When you’re watching RF signals cascade down a waterfall display—those hypnotic vertical streams of colour showing signal strength over time—you’re witnessing one of computing’s most elegant algorithms at work. Every few milliseconds, the software grabs a fresh sample of spectrum data, slides it into view at the top, and lets the older samples drift downward into digital history. It’s a sliding window, and it’s the same algorithmic heartbeat that’ll help you carve those signals into translucent stone.

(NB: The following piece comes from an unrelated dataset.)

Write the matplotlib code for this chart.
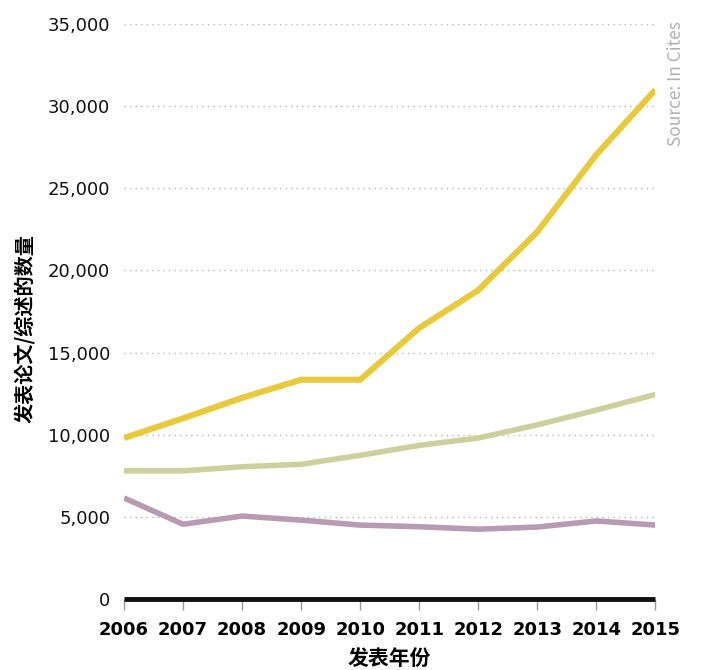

In Elixir, we can model this beautifully with streams:

defmodule Waterfall do
  def process(signal_stream, window_size) do
    signal_stream
    |> Stream.chunk_every(window_size, 1, :discard)
    |> Stream.map(&calculate_power_density/1)
    |> Stream.each(&render_line/1)
  end

  defp calculate_power_density(samples) do
    samples |> Enum.map(&(&1 * &1)) |> Enum.sum()
  end

  defp render_line(power), do: IO.puts(power)
end

The beauty here is lazy evaluation—each window slides forward only when needed, perfect for real-time processing. Meanwhile, Bash gives us a different flavour of the same concept when we’re preparing our lithophone data:

sliding_average() {
  local window=$1; shift
  local values=("$@")
  for ((i=0; i<=${#values[@]}-window; i++)); do
    sum=0; for ((j=i; j<i+window; j++)); do
      sum=$((sum + values[j]))
    done
    echo $((sum / window))
  done
}

sliding_average 3 10 20 30 40

Both implementations capture the essence: maintain a fixed-size view that glides through infinite data. In the 1970s, when memory was precious and processors modest, this algorithm became the backbone of real-time systems. Every radar screen, every audio mixer, every early graphics buffer relied on this simple idea.

For lithophanes, we’re sliding through brightness values to smooth transitions between thick and thin regions. For RF waterfalls, we’re sliding through frequency bins to create those mesmerising cascades. Same algorithm, different domains—proof that the most powerful computing concepts transcend their original contexts.